┏━━
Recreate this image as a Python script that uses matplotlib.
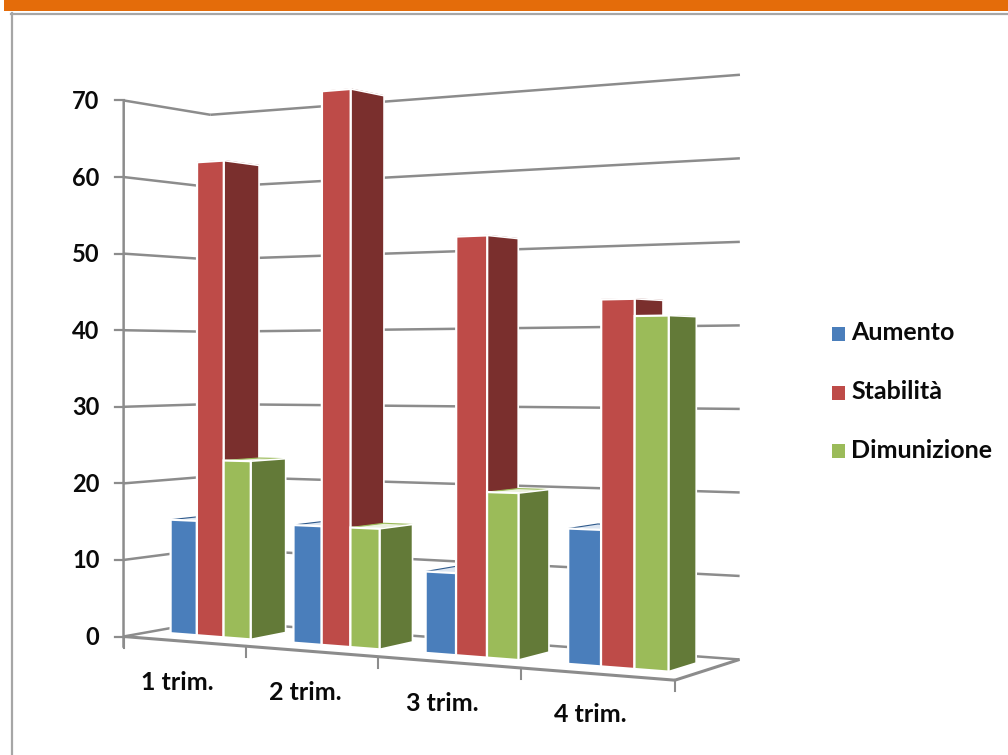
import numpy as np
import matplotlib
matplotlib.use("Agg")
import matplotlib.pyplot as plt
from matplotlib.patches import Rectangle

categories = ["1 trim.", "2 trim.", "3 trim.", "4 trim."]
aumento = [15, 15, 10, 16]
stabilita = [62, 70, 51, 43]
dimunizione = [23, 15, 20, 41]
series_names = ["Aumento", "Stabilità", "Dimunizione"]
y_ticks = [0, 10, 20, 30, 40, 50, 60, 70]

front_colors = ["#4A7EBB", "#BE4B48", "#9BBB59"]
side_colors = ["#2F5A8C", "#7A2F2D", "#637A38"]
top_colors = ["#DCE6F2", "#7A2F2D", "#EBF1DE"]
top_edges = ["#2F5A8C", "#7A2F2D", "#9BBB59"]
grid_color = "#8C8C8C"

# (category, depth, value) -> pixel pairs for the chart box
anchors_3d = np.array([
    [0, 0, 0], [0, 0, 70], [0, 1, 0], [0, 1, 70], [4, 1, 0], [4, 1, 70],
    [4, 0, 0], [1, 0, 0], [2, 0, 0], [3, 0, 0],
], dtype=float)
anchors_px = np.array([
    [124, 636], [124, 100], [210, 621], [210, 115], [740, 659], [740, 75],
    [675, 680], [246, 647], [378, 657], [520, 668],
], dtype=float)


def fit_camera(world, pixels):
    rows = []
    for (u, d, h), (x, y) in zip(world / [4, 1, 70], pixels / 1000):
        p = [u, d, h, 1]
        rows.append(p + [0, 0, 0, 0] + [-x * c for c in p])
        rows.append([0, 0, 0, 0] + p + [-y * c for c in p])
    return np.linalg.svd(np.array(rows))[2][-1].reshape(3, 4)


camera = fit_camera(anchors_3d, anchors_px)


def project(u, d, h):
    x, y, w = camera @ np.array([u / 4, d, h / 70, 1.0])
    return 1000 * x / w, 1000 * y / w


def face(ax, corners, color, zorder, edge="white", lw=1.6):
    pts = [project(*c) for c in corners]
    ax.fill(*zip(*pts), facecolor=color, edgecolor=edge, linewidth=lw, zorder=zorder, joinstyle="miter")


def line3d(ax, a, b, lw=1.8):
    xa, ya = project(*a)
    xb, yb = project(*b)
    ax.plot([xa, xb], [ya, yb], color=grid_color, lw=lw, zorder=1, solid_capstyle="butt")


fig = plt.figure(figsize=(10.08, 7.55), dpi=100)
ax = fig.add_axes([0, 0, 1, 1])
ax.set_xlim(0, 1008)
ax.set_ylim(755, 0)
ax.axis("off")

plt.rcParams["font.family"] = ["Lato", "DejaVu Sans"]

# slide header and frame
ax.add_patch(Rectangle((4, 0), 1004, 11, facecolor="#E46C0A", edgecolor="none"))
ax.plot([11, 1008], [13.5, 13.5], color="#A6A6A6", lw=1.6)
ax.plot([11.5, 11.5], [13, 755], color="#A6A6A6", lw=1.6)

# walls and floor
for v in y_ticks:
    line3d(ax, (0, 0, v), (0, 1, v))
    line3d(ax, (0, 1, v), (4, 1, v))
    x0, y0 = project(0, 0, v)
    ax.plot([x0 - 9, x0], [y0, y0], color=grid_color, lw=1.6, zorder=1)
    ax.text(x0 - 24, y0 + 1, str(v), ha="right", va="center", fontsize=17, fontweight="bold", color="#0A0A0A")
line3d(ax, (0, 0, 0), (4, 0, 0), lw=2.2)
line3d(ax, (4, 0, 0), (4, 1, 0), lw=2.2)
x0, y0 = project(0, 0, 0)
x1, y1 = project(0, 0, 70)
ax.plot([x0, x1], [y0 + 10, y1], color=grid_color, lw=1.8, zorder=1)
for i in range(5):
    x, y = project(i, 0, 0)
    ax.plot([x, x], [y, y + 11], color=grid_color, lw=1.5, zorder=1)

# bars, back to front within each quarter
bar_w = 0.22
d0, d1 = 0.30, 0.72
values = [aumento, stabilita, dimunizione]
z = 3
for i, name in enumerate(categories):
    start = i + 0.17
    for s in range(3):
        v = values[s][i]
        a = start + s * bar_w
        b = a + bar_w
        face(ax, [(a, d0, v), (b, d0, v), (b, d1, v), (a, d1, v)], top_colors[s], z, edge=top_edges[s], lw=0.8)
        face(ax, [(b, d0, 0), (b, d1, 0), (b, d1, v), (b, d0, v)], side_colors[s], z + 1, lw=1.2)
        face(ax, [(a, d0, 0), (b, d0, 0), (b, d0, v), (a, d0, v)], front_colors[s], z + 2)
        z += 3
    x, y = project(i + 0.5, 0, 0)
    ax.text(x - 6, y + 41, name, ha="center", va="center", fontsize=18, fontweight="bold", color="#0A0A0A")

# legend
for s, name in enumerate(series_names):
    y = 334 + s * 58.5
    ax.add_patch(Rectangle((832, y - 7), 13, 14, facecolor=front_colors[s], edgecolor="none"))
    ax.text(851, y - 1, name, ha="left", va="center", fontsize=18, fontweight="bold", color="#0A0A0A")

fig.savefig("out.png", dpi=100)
┗━━
== Task description ==
Repeat the material above in full and exactly, omitting the pictures.

== Worked answer ==
Recreate this image as a Python script that uses matplotlib.
import numpy as np
import matplotlib
matplotlib.use("Agg")
import matplotlib.pyplot as plt
from matplotlib.patches import Rectangle

categories = ["1 trim.", "2 trim.", "3 trim.", "4 trim."]
aumento = [15, 15, 10, 16]
stabilita = [62, 70, 51, 43]
dimunizione = [23, 15, 20, 41]
series_names = ["Aumento", "Stabilità", "Dimunizione"]
y_ticks = [0, 10, 20, 30, 40, 50, 60, 70]

front_colors = ["#4A7EBB", "#BE4B48", "#9BBB59"]
side_colors = ["#2F5A8C", "#7A2F2D", "#637A38"]
top_colors = ["#DCE6F2", "#7A2F2D", "#EBF1DE"]
top_edges = ["#2F5A8C", "#7A2F2D", "#9BBB59"]
grid_color = "#8C8C8C"

# (category, depth, value) -> pixel pairs for the chart box
anchors_3d = np.array([
    [0, 0, 0], [0, 0, 70], [0, 1, 0], [0, 1, 70], [4, 1, 0], [4, 1, 70],
    [4, 0, 0], [1, 0, 0], [2, 0, 0], [3, 0, 0],
], dtype=float)
anchors_px = np.array([
    [124, 636], [124, 100], [210, 621], [210, 115], [740, 659], [740, 75],
    [675, 680], [246, 647], [378, 657], [520, 668],
], dtype=float)


def fit_camera(world, pixels):
    rows = []
    for (u, d, h), (x, y) in zip(world / [4, 1, 70], pixels / 1000):
        p = [u, d, h, 1]
        rows.append(p + [0, 0, 0, 0] + [-x * c for c in p])
        rows.append([0, 0, 0, 0] + p + [-y * c for c in p])
    return np.linalg.svd(np.array(rows))[2][-1].reshape(3, 4)


camera = fit_camera(anchors_3d, anchors_px)


def project(u, d, h):
    x, y, w = camera @ np.array([u / 4, d, h / 70, 1.0])
    return 1000 * x / w, 1000 * y / w


def face(ax, corners, color, zorder, edge="white", lw=1.6):
    pts = [project(*c) for c in corners]
    ax.fill(*zip(*pts), facecolor=color, edgecolor=edge, linewidth=lw, zorder=zorder, joinstyle="miter")


def line3d(ax, a, b, lw=1.8):
    xa, ya = project(*a)
    xb, yb = project(*b)
    ax.plot([xa, xb], [ya, yb], color=grid_color, lw=lw, zorder=1, solid_capstyle="butt")


fig = plt.figure(figsize=(10.08, 7.55), dpi=100)
ax = fig.add_axes([0, 0, 1, 1])
ax.set_xlim(0, 1008)
ax.set_ylim(755, 0)
ax.axis("off")

plt.rcParams["font.family"] = ["Lato", "DejaVu Sans"]

# slide header and frame
ax.add_patch(Rectangle((4, 0), 1004, 11, facecolor="#E46C0A", edgecolor="none"))
ax.plot([11, 1008], [13.5, 13.5], color="#A6A6A6", lw=1.6)
ax.plot([11.5, 11.5], [13, 755], color="#A6A6A6", lw=1.6)

# walls and floor
for v in y_ticks:
    line3d(ax, (0, 0, v), (0, 1, v))
    line3d(ax, (0, 1, v), (4, 1, v))
    x0, y0 = project(0, 0, v)
    ax.plot([x0 - 9, x0], [y0, y0], color=grid_color, lw=1.6, zorder=1)
    ax.text(x0 - 24, y0 + 1, str(v), ha="right", va="center", fontsize=17, fontweight="bold", color="#0A0A0A")
line3d(ax, (0, 0, 0), (4, 0, 0), lw=2.2)
line3d(ax, (4, 0, 0), (4, 1, 0), lw=2.2)
x0, y0 = project(0, 0, 0)
x1, y1 = project(0, 0, 70)
ax.plot([x0, x1], [y0 + 10, y1], color=grid_color, lw=1.8, zorder=1)
for i in range(5):
    x, y = project(i, 0, 0)
    ax.plot([x, x], [y, y + 11], color=grid_color, lw=1.5, zorder=1)

# bars, back to front within each quarter
bar_w = 0.22
d0, d1 = 0.30, 0.72
values = [aumento, stabilita, dimunizione]
z = 3
for i, name in enumerate(categories):
    start = i + 0.17
    for s in range(3):
        v = values[s][i]
        a = start + s * bar_w
        b = a + bar_w
        face(ax, [(a, d0, v), (b, d0, v), (b, d1, v), (a, d1, v)], top_colors[s], z, edge=top_edges[s], lw=0.8)
        face(ax, [(b, d0, 0), (b, d1, 0), (b, d1, v), (b, d0, v)], side_colors[s], z + 1, lw=1.2)
        face(ax, [(a, d0, 0), (b, d0, 0), (b, d0, v), (a, d0, v)], front_colors[s], z + 2)
        z += 3
    x, y = project(i + 0.5, 0, 0)
    ax.text(x - 6, y + 41, name, ha="center", va="center", fontsize=18, fontweight="bold", color="#0A0A0A")

# legend
for s, name in enumerate(series_names):
    y = 334 + s * 58.5
    ax.add_patch(Rectangle((832, y - 7), 13, 14, facecolor=front_colors[s], edgecolor="none"))
    ax.text(851, y - 1, name, ha="left", va="center", fontsize=18, fontweight="bold", color="#0A0A0A")

fig.savefig("out.png", dpi=100)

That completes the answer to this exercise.